最后说一下工作窃取,需要看一下ForkJoinWorkerThread
public void run() {
if (workQueue.array == null) { // only run once
Throwable exception = null;
try {
onStart();
pool.runWorker(workQueue); //在这里处理任务队列!
} catch (Throwable ex) {
exception = ex;
} finally {
try {
onTermination(exception);
} catch (Throwable ex) {
if (exception == null)
exception = ex;
} finally {
pool.deregisterWorker(this, exception);
}
}
}
}
final void runWorker(WorkQueue w) {
w.growArray(); // allocate queue 进行队列的初始化
int seed = w.hint; // initially holds randomization hint
int r = (seed == 0) ? 1 : seed; // avoid 0 for xorShift
for (ForkJoinTask<?> t;;) { //又是无限循环处理任务!

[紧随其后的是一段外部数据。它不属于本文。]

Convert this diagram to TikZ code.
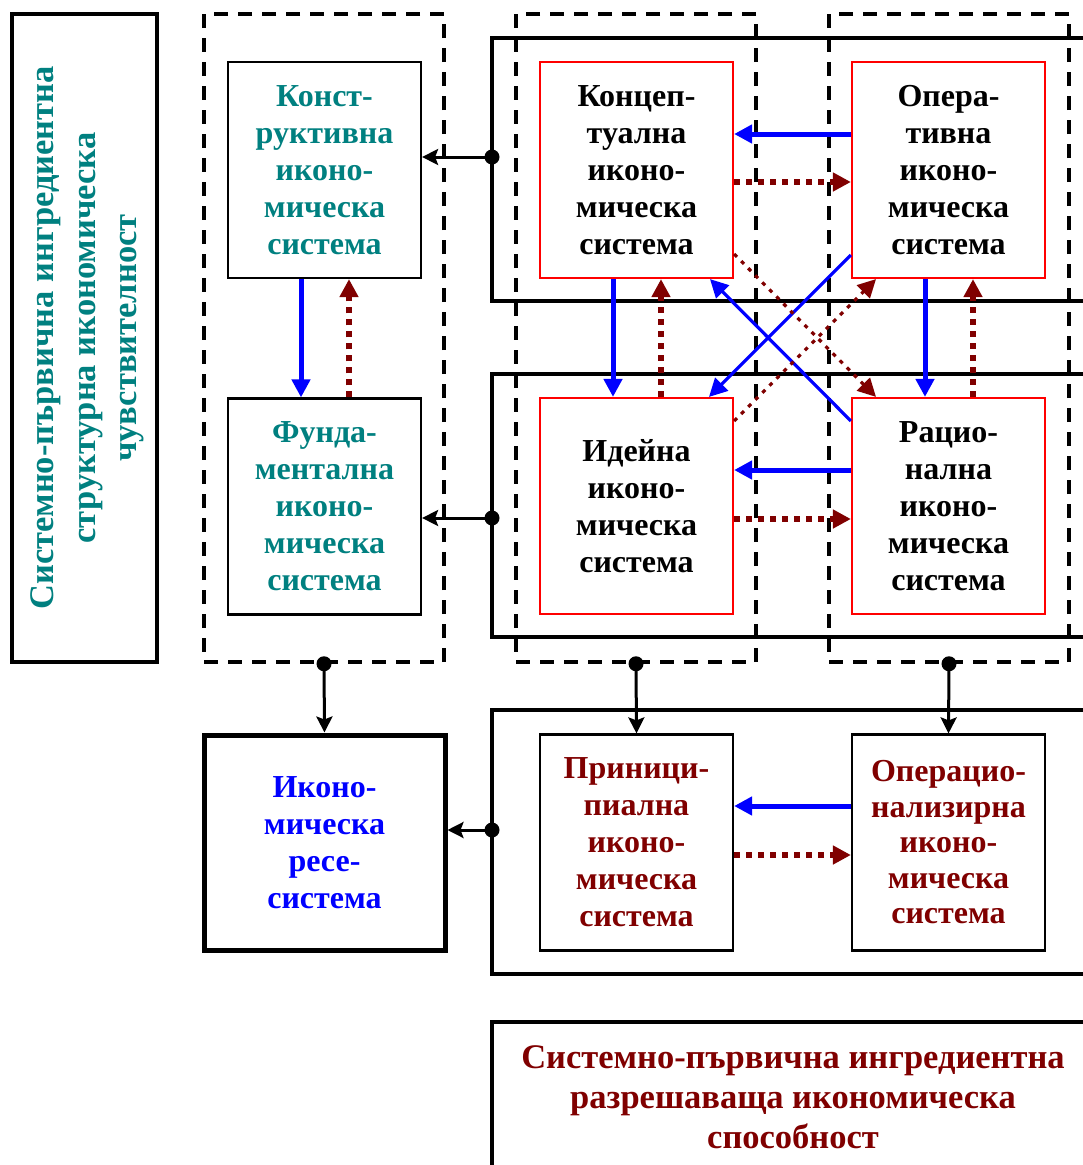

if ((t = scan(w, r)) != null) //在这里获取任务!
w.runTask(t);
else if (!awaitWork(w, r))
break;
r ^= r << 13; r ^= r >>> 17; r ^= r << 5; // xorshift
}
}
private ForkJoinTask<?> scan(WorkQueue w, int r) {
WorkQueue[] ws; int m;
if ((ws = workQueues) != null && (m = ws.length - 1) > 0 && w != null) {
int ss = w.scanState; // initially non-negative
for (int origin = r & m, k = origin, oldSum = 0, checkSum = 0;;) {
WorkQueue q; ForkJoinTask<?>[] a; ForkJoinTask<?> t;
int b, n; long c;
if ((q = ws[k]) != null) { //随机选中了非空队列 q
if ((n = (b = q.base) - q.top) < 0 &&
(a = q.array) != null) { // non-empty
long i = (((a.length - 1) & b) << ASHIFT) + ABASE; //从尾部出队,b是尾部下标
if ((t = ((ForkJoinTask<?>)
U.getObjectVolatile(a, i))) != null &&
q.base == b) {
if (ss >= 0) {
if (U.compareAndSwapObject(a, i, t, null)) { //利用cas出队
q.base = b + 1;
if (n < -1) // signal others
signalWork(ws, q);
return t; //出队成功,成功窃取一个任务!
}
}
else if (oldSum == 0 && // try to activate 队列没有激活,尝试激活
w.scanState < 0)
tryRelease(c = ctl, ws[m & (int)c], AC_UNIT);
}
if (ss < 0) // refresh
ss = w.scanState;
r ^= r << 1; r ^= r >>> 3; r ^= r << 10;
origin = k = r & m; // move and rescan
oldSum = checkSum = 0;
continue;
}
checkSum += b;
}
if ((k = (k + 1) & m) == origin) { // continue until stable k = k + 1表示取下一个队列 如果(k + 1) & m == origin表示 已经遍历完所
//有队列了
if ((ss >= 0 || (ss == (ss = w.scanState))) &&
oldSum == (oldSum = checkSum)) {
if (ss < 0 || w.qlock < 0) // already inactive
break;
int ns = ss | INACTIVE; // try to inactivate
long nc = ((SP_MASK & ns) |
(UC_MASK & ((c = ctl) - AC_UNIT)));
w.stackPred = (int)c; // hold prev stack top
U.putInt(w, QSCANSTATE, ns);
if (U.compareAndSwapLong(this, CTL, c, nc))
ss = ns;
else
w.scanState = ss; // back out
}
checkSum = 0;
}
}
}
return null;
}
所以我们知道任务的窃取从workerThread运行的那一刻就已经开始了!先随机选中一条队列看能不能窃取到任务,取不到则窃取下一条队列,直接遍历完一遍所有的队列,如果都窃取不到就返回null。